§ **DIRECTIONS**
Omit the pictures and print exactly the lines of the listing below, starting at the first and ending at the line containing "import plotly.graph_objects as go".

Plotting code records:
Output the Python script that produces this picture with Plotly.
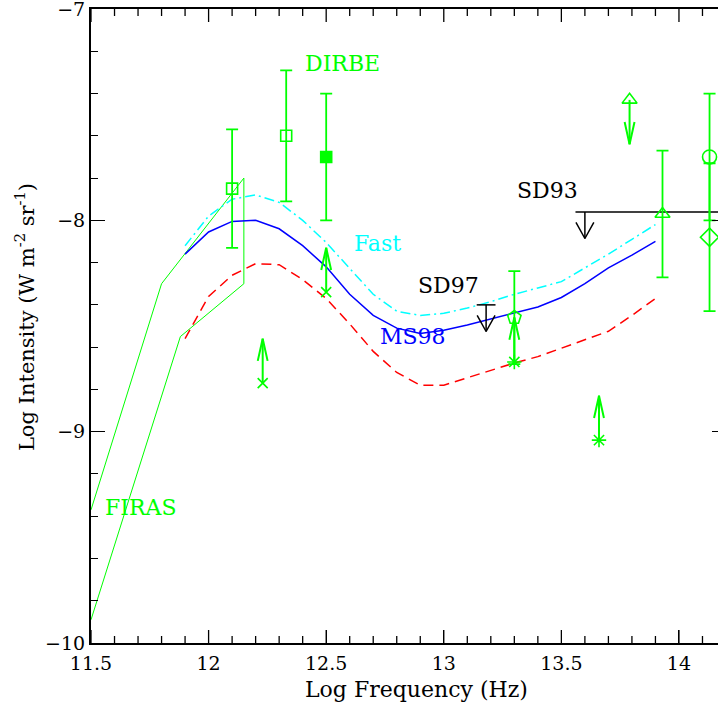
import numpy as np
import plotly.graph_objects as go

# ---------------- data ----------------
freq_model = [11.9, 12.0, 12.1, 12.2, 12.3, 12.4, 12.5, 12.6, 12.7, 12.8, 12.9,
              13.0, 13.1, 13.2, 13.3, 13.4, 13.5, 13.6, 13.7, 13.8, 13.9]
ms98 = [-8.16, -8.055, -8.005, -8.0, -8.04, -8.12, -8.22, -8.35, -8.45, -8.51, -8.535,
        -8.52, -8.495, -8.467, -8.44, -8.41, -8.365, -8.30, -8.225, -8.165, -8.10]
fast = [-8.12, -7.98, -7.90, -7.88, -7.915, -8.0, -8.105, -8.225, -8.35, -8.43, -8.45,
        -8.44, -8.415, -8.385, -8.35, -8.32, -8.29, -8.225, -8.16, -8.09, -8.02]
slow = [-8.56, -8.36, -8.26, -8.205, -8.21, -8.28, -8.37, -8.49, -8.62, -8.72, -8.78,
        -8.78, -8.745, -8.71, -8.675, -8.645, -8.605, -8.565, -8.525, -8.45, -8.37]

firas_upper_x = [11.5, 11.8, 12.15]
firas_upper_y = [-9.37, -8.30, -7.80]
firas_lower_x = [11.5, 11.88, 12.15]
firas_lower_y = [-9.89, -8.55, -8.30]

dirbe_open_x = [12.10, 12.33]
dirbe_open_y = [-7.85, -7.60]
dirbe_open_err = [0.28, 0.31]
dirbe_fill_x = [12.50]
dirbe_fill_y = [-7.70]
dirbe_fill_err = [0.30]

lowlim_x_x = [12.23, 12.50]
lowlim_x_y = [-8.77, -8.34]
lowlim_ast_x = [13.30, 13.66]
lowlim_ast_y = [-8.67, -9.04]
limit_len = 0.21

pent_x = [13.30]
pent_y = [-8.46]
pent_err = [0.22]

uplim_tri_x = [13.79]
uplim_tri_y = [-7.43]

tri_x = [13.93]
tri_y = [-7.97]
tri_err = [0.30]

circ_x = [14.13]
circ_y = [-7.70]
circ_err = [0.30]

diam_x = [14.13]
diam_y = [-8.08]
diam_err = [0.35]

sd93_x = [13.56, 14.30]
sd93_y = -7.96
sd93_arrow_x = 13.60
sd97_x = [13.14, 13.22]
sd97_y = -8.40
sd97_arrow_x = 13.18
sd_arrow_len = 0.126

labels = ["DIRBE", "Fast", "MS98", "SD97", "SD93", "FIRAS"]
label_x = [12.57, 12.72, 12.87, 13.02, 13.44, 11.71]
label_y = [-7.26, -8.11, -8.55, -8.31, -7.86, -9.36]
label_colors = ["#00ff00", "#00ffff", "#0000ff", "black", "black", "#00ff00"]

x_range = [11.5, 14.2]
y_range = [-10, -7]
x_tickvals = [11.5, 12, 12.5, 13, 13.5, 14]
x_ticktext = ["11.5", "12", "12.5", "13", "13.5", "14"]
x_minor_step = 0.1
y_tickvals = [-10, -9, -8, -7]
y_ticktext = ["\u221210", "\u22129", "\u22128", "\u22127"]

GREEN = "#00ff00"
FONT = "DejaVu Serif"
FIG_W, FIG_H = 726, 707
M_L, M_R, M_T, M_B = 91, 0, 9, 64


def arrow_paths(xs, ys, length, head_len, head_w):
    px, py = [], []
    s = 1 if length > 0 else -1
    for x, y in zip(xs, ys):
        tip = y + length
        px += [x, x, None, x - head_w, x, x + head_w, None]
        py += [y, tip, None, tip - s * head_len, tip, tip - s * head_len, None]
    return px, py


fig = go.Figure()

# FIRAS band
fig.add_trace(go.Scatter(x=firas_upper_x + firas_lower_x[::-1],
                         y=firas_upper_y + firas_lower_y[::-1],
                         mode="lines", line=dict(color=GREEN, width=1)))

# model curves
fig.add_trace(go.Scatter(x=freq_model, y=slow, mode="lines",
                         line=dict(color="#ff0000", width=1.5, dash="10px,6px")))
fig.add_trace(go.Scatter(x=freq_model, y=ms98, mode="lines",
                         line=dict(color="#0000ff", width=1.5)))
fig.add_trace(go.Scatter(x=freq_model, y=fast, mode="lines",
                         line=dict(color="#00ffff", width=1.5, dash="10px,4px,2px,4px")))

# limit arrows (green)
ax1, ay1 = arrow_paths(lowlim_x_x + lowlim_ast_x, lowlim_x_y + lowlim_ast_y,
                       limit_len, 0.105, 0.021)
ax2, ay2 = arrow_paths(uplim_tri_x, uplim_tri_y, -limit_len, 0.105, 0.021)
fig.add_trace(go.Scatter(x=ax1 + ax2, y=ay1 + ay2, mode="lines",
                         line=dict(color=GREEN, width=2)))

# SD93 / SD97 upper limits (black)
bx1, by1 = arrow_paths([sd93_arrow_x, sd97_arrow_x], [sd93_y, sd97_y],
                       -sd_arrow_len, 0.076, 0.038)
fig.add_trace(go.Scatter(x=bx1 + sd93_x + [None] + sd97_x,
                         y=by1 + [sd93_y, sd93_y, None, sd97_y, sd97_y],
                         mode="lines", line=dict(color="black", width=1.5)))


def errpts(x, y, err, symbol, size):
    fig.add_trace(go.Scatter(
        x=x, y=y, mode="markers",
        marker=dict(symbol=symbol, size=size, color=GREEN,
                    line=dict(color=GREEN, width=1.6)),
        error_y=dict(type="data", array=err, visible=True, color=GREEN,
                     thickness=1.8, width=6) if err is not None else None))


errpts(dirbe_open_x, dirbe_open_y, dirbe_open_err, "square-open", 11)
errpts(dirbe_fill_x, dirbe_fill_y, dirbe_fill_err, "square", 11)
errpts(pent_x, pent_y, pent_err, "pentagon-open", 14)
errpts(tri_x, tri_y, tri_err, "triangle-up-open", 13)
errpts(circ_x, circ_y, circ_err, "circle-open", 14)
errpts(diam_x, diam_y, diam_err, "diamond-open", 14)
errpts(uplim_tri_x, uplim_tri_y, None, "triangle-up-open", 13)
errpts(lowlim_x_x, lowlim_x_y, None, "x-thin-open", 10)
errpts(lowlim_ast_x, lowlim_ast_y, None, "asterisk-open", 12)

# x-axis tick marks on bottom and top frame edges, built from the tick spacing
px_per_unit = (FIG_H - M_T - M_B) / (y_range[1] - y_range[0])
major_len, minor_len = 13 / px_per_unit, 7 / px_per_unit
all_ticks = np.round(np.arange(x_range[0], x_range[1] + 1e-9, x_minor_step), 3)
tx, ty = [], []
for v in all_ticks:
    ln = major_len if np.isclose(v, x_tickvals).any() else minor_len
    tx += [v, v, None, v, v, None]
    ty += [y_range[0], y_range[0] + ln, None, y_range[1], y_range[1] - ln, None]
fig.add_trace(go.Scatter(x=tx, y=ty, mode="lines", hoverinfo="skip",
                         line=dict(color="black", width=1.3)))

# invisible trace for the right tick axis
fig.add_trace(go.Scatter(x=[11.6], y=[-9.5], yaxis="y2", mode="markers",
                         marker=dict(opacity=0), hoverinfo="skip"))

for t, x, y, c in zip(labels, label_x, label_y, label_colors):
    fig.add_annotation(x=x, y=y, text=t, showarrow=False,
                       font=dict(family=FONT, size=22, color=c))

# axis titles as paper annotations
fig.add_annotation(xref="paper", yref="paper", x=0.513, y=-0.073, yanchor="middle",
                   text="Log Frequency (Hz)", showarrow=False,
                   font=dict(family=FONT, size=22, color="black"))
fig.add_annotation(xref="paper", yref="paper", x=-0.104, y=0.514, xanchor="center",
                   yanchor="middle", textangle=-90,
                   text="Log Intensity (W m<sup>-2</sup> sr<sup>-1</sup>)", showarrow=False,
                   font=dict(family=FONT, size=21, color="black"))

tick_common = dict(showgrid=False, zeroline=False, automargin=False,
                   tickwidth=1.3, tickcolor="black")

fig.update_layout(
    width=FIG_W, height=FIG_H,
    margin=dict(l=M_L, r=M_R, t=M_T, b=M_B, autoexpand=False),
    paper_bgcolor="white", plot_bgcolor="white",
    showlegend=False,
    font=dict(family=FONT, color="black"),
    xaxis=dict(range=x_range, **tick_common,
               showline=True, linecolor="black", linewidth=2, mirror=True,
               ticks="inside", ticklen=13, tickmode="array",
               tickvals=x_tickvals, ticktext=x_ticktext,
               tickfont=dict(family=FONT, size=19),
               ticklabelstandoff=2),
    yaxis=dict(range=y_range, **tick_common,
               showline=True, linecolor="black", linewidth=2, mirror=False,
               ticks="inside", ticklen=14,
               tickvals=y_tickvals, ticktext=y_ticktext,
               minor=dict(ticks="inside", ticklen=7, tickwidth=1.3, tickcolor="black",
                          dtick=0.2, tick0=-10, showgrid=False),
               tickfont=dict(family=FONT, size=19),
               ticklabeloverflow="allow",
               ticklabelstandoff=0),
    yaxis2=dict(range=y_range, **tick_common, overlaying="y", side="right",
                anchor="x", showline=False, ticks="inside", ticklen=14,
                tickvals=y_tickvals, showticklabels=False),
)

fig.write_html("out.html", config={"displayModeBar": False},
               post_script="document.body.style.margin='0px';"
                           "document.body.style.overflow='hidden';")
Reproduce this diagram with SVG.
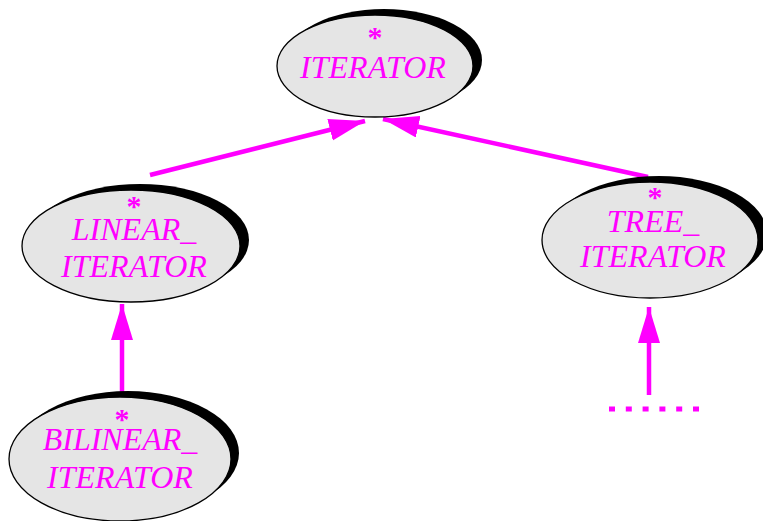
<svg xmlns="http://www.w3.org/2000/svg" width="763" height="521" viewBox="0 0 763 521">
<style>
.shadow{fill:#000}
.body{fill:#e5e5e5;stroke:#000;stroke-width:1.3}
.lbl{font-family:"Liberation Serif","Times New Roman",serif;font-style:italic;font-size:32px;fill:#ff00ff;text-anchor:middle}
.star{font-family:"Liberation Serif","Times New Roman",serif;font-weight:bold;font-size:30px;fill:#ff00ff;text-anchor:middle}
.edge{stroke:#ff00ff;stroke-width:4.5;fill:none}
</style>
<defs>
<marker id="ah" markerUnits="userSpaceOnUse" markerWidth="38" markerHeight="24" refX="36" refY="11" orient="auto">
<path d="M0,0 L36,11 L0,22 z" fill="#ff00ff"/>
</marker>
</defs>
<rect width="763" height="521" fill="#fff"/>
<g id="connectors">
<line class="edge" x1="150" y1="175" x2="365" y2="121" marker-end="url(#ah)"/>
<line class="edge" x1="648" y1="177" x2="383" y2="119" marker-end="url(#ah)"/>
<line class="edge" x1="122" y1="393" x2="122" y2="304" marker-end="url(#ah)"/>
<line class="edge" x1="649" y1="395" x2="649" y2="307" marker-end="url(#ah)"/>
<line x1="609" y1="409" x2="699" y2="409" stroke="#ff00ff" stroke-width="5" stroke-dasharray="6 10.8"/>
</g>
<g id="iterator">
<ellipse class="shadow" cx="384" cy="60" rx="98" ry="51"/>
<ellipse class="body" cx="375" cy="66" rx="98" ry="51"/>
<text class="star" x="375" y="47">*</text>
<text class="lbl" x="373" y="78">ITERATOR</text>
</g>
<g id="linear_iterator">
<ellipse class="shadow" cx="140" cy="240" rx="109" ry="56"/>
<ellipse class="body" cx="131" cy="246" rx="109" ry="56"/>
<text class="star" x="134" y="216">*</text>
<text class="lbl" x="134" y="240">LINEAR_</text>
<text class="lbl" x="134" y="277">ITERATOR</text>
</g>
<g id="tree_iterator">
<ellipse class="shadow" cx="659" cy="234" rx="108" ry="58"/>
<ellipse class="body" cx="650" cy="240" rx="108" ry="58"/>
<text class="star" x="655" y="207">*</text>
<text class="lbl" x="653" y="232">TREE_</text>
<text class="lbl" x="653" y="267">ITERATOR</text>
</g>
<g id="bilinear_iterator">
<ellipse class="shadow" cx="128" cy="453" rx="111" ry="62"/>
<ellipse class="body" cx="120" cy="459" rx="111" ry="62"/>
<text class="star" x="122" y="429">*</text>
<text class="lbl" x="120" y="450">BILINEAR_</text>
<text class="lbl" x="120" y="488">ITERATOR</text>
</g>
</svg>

§ **SOLVED EXERCISE**
Output the Python script that produces this picture with Plotly.
import numpy as np
import plotly.graph_objects as go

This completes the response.